= Silver Spring Three =

The Silver Spring Three refers to a Vietnam War era anti-draft action. On May 21, 1969, three young men walked into a Silver Spring, Maryland Selective Service office where they destroyed several hundred draft records to protest the war. Les Bayless (age 22), his brother Jon Bayless (age 17), and Michael Bransome (age 18) had been living at a commune known as Blair House (7421 Blair Road) just down the street from the draft board. Files were mutilated with blood and black paint, office equipment was destroyed, and the office was completely ransacked. The three waited for police and FBI agents to arrive and were arrested.
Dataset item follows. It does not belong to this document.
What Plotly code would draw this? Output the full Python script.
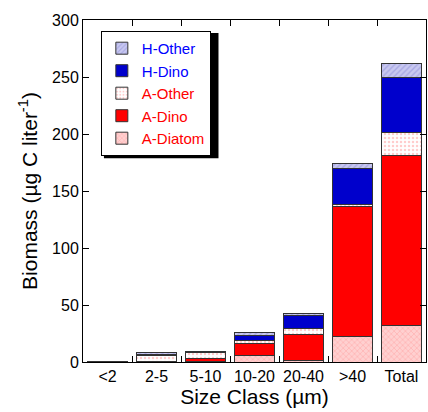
import plotly.graph_objects as go

size_classes = ["<2", "2-5", "5-10", "10-20", "20-40", ">40", "Total"]
a_diatom = [0.1, 0.2, 0.5, 6, 1, 22, 32]
a_dino = [0.1, 0.1, 2.5, 10, 23, 114, 149]
a_other = [0.1, 5.8, 5, 2.5, 5, 2.5, 20]
h_dino = [0.05, 0.1, 0.5, 4.5, 12, 31, 49]
h_other = [0.05, 2, 0.5, 2.5, 1.5, 5, 12]

font = "Arial, Liberation Sans, sans-serif"
edge = dict(color="#333333", width=1)

series = [
    ("A-Diatom", a_diatom, "red", dict(bgcolor="#ffd0d0", fgcolor="#ff8c8c", shape="x", size=4, solidity=0.3)),
    ("A-Dino", a_dino, "red", dict(bgcolor="#ff0000", shape="")),
    ("A-Other", a_other, "red", dict(bgcolor="#ffffff", fgcolor="#ff9a9a", shape=".", size=4, solidity=0.3)),
    ("H-Dino", h_dino, "blue", dict(bgcolor="#0000cc", shape="")),
    ("H-Other", h_other, "blue", dict(bgcolor="#c8c8f0", fgcolor="#8a8ad8", shape="/", size=4, solidity=0.35)),
]

fig = go.Figure()
for name, vals, txtcol, pat in series:
    fig.add_trace(go.Bar(
        x=size_classes, y=vals,
        name=f"<span style='color:{txtcol}'>{name}</span>",
        marker=dict(color=pat["bgcolor"], line=edge, pattern=pat),
    ))

# drop shadow behind the legend box
fig.add_shape(type="rect", xref="paper", yref="paper",
              x0=0.061, x1=0.395, y0=0.596, y1=0.962,
              fillcolor="black", line=dict(width=0), layer="above")

fig.update_layout(
    width=428, height=412,
    margin=dict(l=83, r=2, t=20, b=50),
    barmode="stack", bargap=0.2,
    plot_bgcolor="white", paper_bgcolor="white",
    font=dict(family=font, size=16, color="black"),
    legend=dict(
        x=0.052, y=0.968, xanchor="left", yanchor="top",
        traceorder="reversed", bgcolor="white",
        bordercolor="black", borderwidth=1,
        font=dict(size=15), tracegroupgap=0,
    ),
)
fig.update_xaxes(
    showline=True, linecolor="black", linewidth=1, mirror="allticks",
    ticks="inside", tickson="boundaries", ticklen=6, tickcolor="black",
    tickangle=0, showgrid=False,
    title=dict(text="Size Class (µm)", font=dict(size=21), standoff=4),
)
fig.update_yaxes(
    range=[0, 300], dtick=50,
    showline=True, linecolor="black", linewidth=1, mirror="allticks",
    ticks="inside", ticklen=6, tickcolor="black",
    showgrid=False, zeroline=False,
    title=dict(text="Biomass (µg C liter<sup>-1</sup>)", font=dict(size=21), standoff=8),
)

fig.write_html("out.html", config={"displayModeBar": False},
               post_script="document.body.style.margin='0';")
The Silver Spring Three were inspired by actions such as the Baltimore Four and the Catonsville Nine. At the time of the raid Les Bayless was out on bail for draft resistance. His trial was presided over by Judge Roszel Cathcart Thomsen (of the Catonsville Nine trial), who gave him a three-year sentence on top of his five-year sentence for draft evasion. Michael Bransome was sentenced to three years in federal prison, spent eight months when prior to a furlough to his home in D.C. he received a death threat from two violent inmates and fled to Canada in 1970. He received political asylum in Sweden in 1971.

Les Bayless was interviewed for the 2013 documentary Hit & Stay.